Modification of Alimony in Jupiter, Florida

In a modification of alimony proceeding, the moving party must show that there has been a substantial change in the party’s circumstances, the change was not contemplated at the time of the final judgment of dissolution, and the change is sufficient, material, involuntary, and permanent in nature. In Garvey v. Garvey, the Florida Court of Appeal recently stated: “This court has explained: ‘In petitioning to modify alimony, the moving party must show three fundamental prerequisites: First, there must be a substantial change in circumstances. Second, the change was not contemplated at the time of final judgment of dissolution. Third, the change is sufficient, material, involuntary, and permanent in nature. Zeballos, 951 So. 2d at 974 (quoting Pimm v. Pimm, 601 So. 2d 534, 536 (Fla. 1992))… Further, “the proof required to modify a settlement agreement and the proof required to modify an award established by court order shall be the same.” § 61.14(7), Fla. Stat. (2011)… 

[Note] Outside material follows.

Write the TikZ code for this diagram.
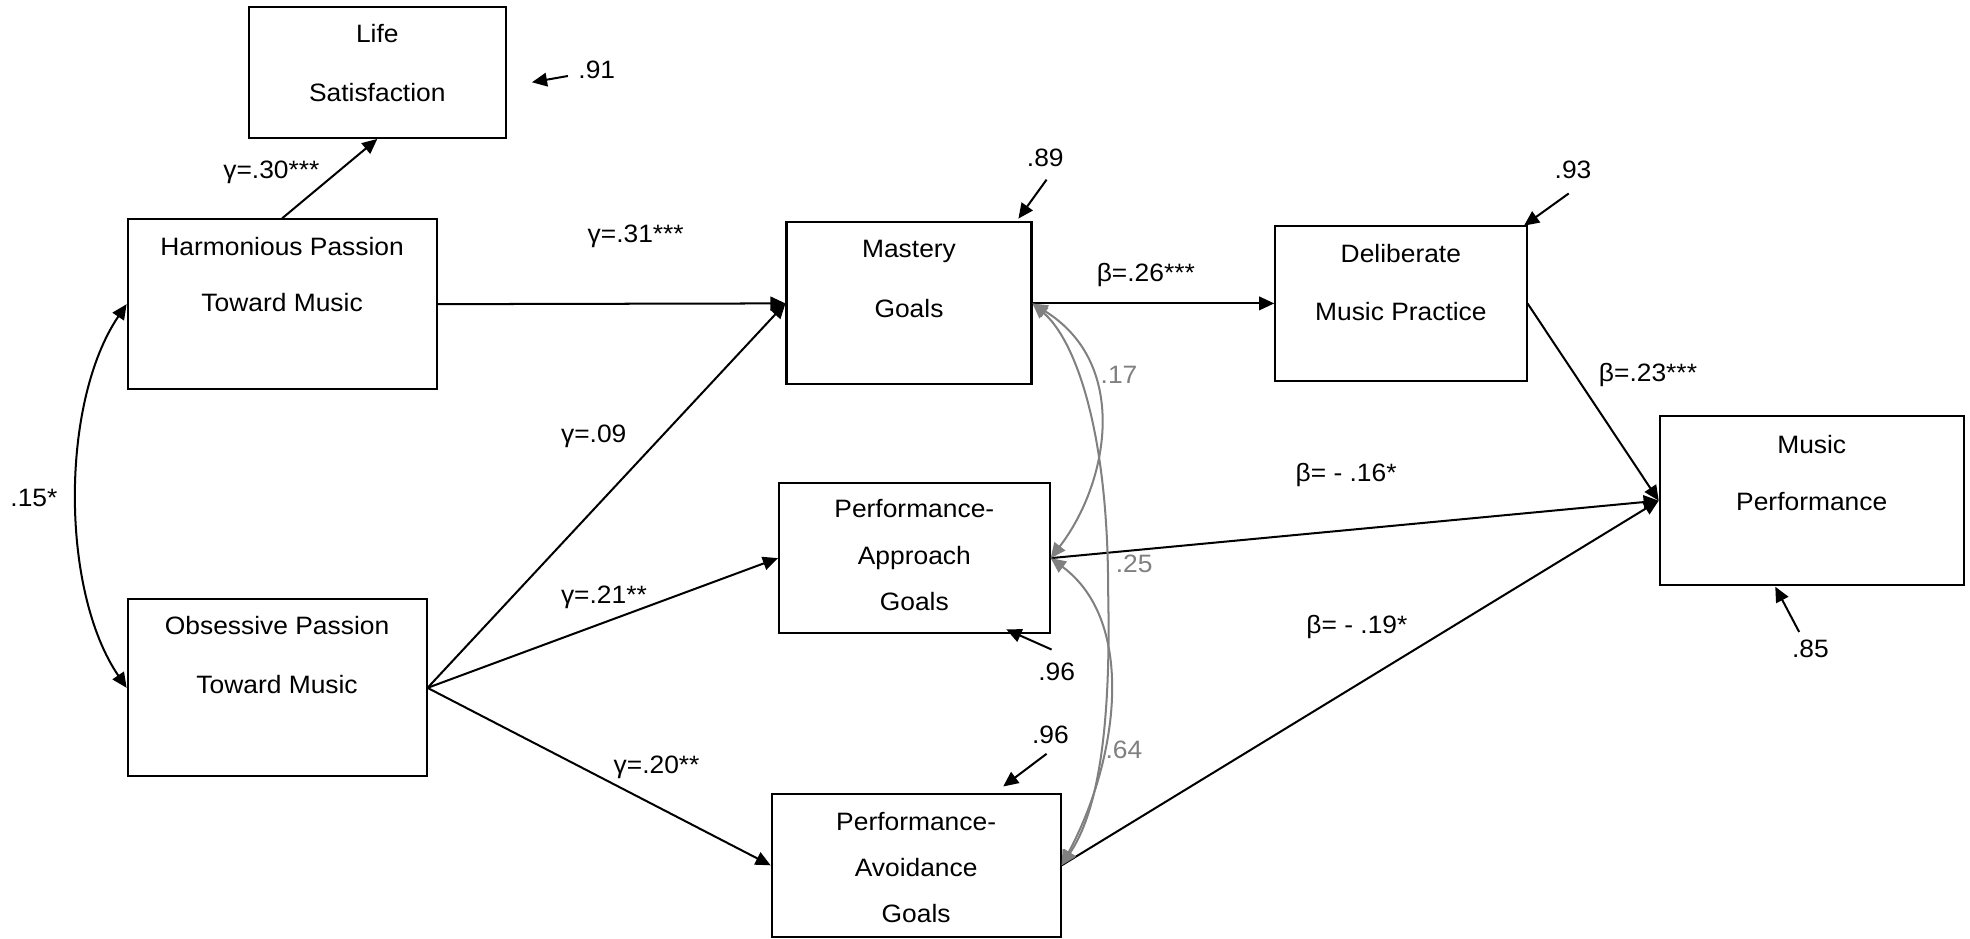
\documentclass[tikz,border=0pt]{standalone}
\usepackage{fontspec}
\setmainfont{Liberation Sans}[FakeStretch=1.05]
\usetikzlibrary{arrows.meta}
\definecolor{curvegray}{RGB}{128,128,128}
\begin{document}
\begin{tikzpicture}[x=0.5pt,y=-0.5pt, font=\fontsize{10}{12}\selectfont,
  box/.style={draw, line width=0.8pt, inner sep=0pt, rectangle},
  txt/.style={anchor=base, inner sep=0pt},
  glab/.style={anchor=base, inner sep=0pt, text=curvegray},
  arr/.style={line width=0.8pt, -{Triangle[length=6pt,width=5.4pt]}},
  darr/.style={line width=0.8pt, {Triangle[length=6pt,width=5.4pt]}-{Triangle[length=6pt,width=5.4pt]}},
  garr/.style={darr, draw=curvegray}]
\fill[white] (0,0) rectangle (1568,747);
\useasboundingbox (0,0) rectangle (1568,747);

% boxes
\node[box, minimum width=102.3pt, minimum height=52pt]    (life) at (300.3,57.8) {};
\node[box, minimum width=122.95pt, minimum height=67.5pt] (harm) at (224.55,242.1) {};
\node[box, minimum width=118.95pt, minimum height=70.5pt] (obs)  at (220.55,547.5) {};
\node[box, minimum width=97.5pt, minimum height=64.5pt]   (mast) at (723.5,241.5) {};
\node[box, minimum width=107.75pt, minimum height=59.75pt] (pap) at (727.75,444.25) {};
\node[box, minimum width=115pt, minimum height=56.75pt]   (pav)  at (729.2,688.75) {};
\node[box, minimum width=100pt, minimum height=61.5pt]    (del)  at (1115,241.5) {};
\node[box, minimum width=121pt, minimum height=67.5pt]    (mp)   at (1442,398.5) {};

% box texts
\node[txt] (lifeA) at (300.3,34) {Life};
\node[txt] (lifeB) at (300.3,80.4) {Satisfaction};
\node[txt] (harmA) at (224.55,203) {Harmonious Passion};
\node[txt] (harmB) at (224.55,248.3) {Toward Music};
\node[txt] (obsA) at (220.55,505.4) {Obsessive Passion};
\node[txt] (obsB) at (220.55,551.6) {Toward Music};
\node[txt] (mastA) at (723.5,205) {Mastery};
\node[txt] (mastB) at (723.5,253) {Goals};
\node[txt] (papA) at (727.75,412.3) {Performance-};
\node[txt] (papB) at (727.75,449.1) {Approach};
\node[txt] (papC) at (727.75,486.3) {Goals};
\node[txt] (pavA) at (729.2,660.7) {Performance-};
\node[txt] (pavB) at (729.2,697.7) {Avoidance};
\node[txt] (pavC) at (729.2,734.2) {Goals};
\node[txt] (delA) at (1115,208.6) {Deliberate};
\node[txt] (delB) at (1115,254.8) {Music Practice};
\node[txt] (mpA) at (1442,360.7) {Music};
\node[txt] (mpB) at (1442,406.2) {Performance};

% paths
\draw[arr] (harm.north) -- (life.south);
\draw[arr] (harm.east) -- (mast.west);
\draw[arr] (obs.east) -- (mast.west);
\draw[arr] (obs.east) -- (pap.west);
\draw[arr] (obs.east) -- (pav.west);
\draw[arr] (mast.east) -- (del.west);
\draw[arr] (del.east) -- (mp.west);
\draw[arr] (pap.east) -- (mp.west);
\draw[arr] (pav.east) -- (mp.west);
\draw[darr] (harm.west) .. controls (48,320) and (48,470) .. (obs.west);

% correlations among goals
\draw[garr] (mast.east) .. controls (900,290) and (882,385) .. (pap.east);
\draw[garr] (mast.east) .. controls (855,270) and (882,340) .. (882,470)
                        .. controls (884,560) and (878,640) .. (pav.east);
\draw[garr] (pap.east) .. controls (905,495) and (890,605) .. (pav.east);

% path labels
\node[txt] (l30) at (216,142) {γ=.30***};
\node[txt] (l31) at (506,193) {γ=.31***};
\node[txt] (l09) at (472.6,352) {γ=.09};
\node[txt] (l21) at (480.7,480) {γ=.21**};
\node[txt] (l20) at (522.6,616) {γ=.20**};
\node[txt] (l15) at (27,403) {.15*};
\node[txt] (l26) at (912,224.3) {β=.26***};
\node[txt] (l23) at (1311.7,304) {β=.23***};
\node[txt] (l16) at (1071.4,383.5) {β= - .16*};
\node[txt] (l19) at (1080,504.3) {β= - .19*};
\node[glab] (l17) at (890.7,305) {.17};
\node[glab] (l25) at (902.7,455.7) {.25};
\node[glab] (l64) at (894.5,604) {.64};

% residuals
\node[txt] (e91) at (475,62.3) {.91};
\node[txt] (e89) at (832,132.4) {.89};
\node[txt] (e93) at (1252,141.8) {.93};
\node[txt] (e96a) at (841,541.4) {.96};
\node[txt] (e96b) at (836,591.4) {.96};
\node[txt] (e85) at (1441,523.6) {.85};
\coordinate (s91) at (452,60.5);   \coordinate (t91) at (423.4,65.5);
\coordinate (s89) at (833,143);    \coordinate (t89) at (810.6,174);
\coordinate (s93) at (1248.6,154); \coordinate (t93) at (1213,179.6);
\coordinate (s96a) at (837,517);   \coordinate (t96a) at (801,501);
\coordinate (s96b) at (833,600);   \coordinate (t96b) at (798.5,626);
\coordinate (s85) at (1432,503);   \coordinate (t85) at (1413,467);
\draw[arr] (s91) -- (t91);
\draw[arr] (s89) -- (t89);
\draw[arr] (s93) -- (t93);
\draw[arr] (s96a) -- (t96a);
\draw[arr] (s96b) -- (t96b);
\draw[arr] (s85) -- (t85);
\end{tikzpicture}
\end{document}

Finally, we note that the trial court’s denial of the modification petition was based “particularly” on the court’s finding that the former husband failed to meet a heavier burden because the subject alimony award was set by an agreement between the parties. However, the applicable statute was amended in 1993 to provide that the proof required in modification proceedings involving alimony set by agreement versus alimony set by the court is the same. See Pratt v. Pratt, 645 So. 2d 510,511 n. 1 (Fla. 3d DCA 1994) (recognizing that section 61.14, Florida Statutes, was amended in 1993 to provide for the same burden of proof to apply to modification of alimony set by agreement and alimony set by the court); § 61.14(7), Fla. Stat. (2011).”